PINEVILLE, Ky. (CBS) — As valedictorian of his high school class, Ben Bowling thought a lot about what he would say in his speech at graduation.
CBS News reports the high school senior from Bell County, Kentucky, stepped up to the podium and offered some words of wisdom for his classmates and their families.
“This is the part of my speech where I share some inspirational quotes I found on Google,” Bowling said. “‘Don’t just get involved. Fight for your seat at the table. Better yet, fight for a seat at the head of the table.’ – Donald J. Trump.”
The crowd erupted with applause. Then Bowling interrupted their cheers.
“Just kidding,” Bowling said. “That was Barack Obama.”
The 18-year-old said after he revealed it was not Mr. Trump who said the quote, but actually Mr. Obama, the crowd quickly went silent.
Bowling, who graduated on Saturday morning, said he “didn’t mean anything bad by it” and thought the moment was lighthearted and funny, the Louisville Courier Journal reports. “I just thought it was a really good quote,” Bowling said.
This valedictorian read a Trump quote during his graduation speech and the crowd erupted with applause. Then he interrupted their cheers.
“I’m kidding. That was Barack Obama.” https://t.co/E0Q5VNNf94 pic.twitter.com/ASsxAcGOWF
— CBS News (@CBSNews) June 4, 2018
The valedictorian knew that “most people wouldn’t like it if I used it, so thought I’d use Donald Trump’s name. It is southeastern Kentucky after all.”

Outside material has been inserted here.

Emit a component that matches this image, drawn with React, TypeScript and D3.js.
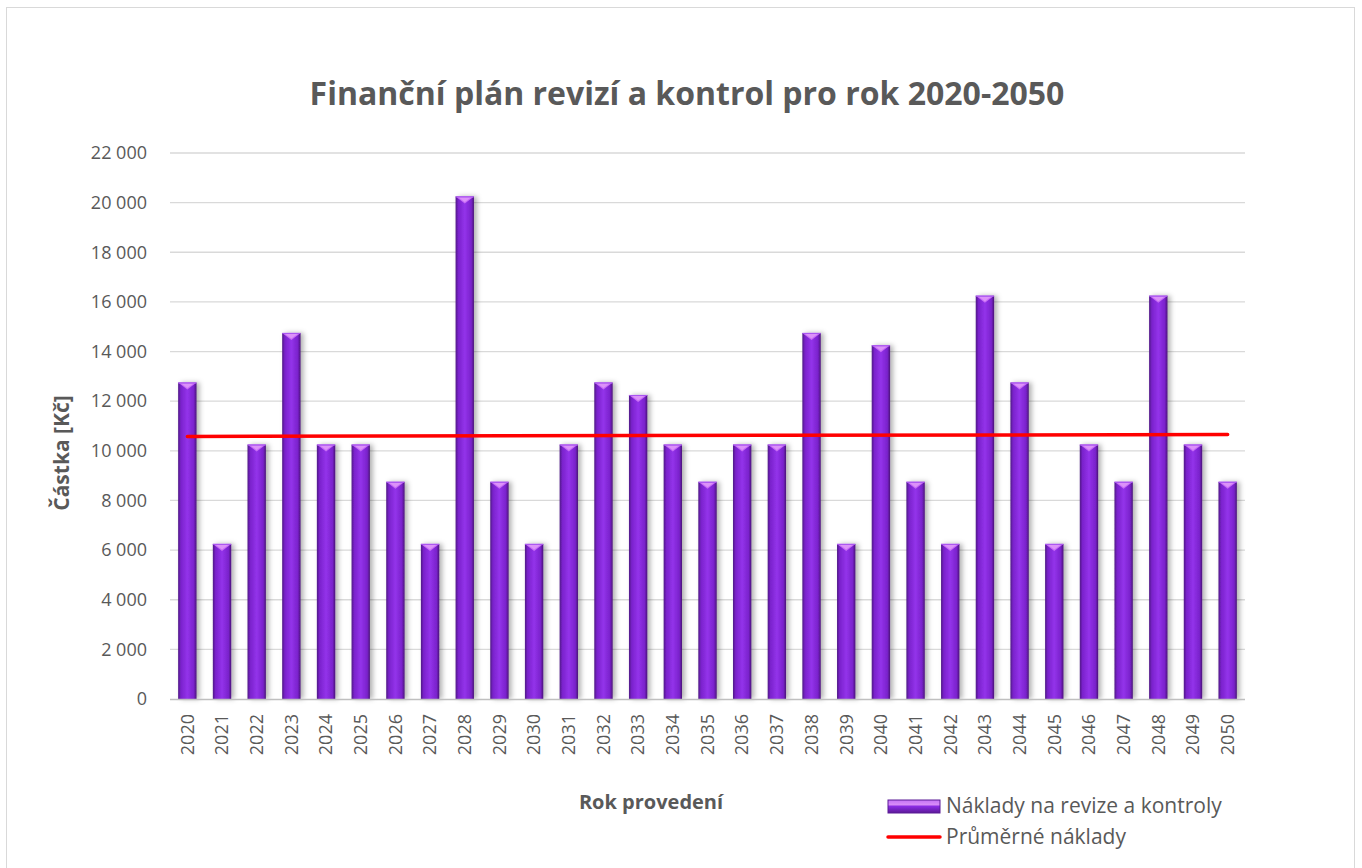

Kentucky’s Bell County, which is located near the Tennessee border, overwhelmingly supported Mr. Trump in the 2016 presidential election, with nearly 80 percent of ballots cast for the Republican, the Courier Journal reports.
Although part of the crowd was shocked that the “Trump quote” they just cheered for was actually said by Mr. Obama, some people thought it was funny.
“Y’all, no lie – the valedictorian just quoted Trump and everyone cheered … then he told us that it was actually an Obama quote. Best part of the day. I’m rolling,” tweeted Alisha Russell, who was in attendance, the Courier Journal reports.
Bowling’s advice to any valedictorian who is going to give a graduation speech: be courageous.
“Try not to be too nervous about it,” he told the paper. “For the most part, if you’ve been successful up to this point, there’s nothing to worry [about].”
And Bowling has been successful. The Courier Journal he earned a 4.216 grade point average and will be attending the University of Kentucky, where he hopes to study biology and pursue a medical degree.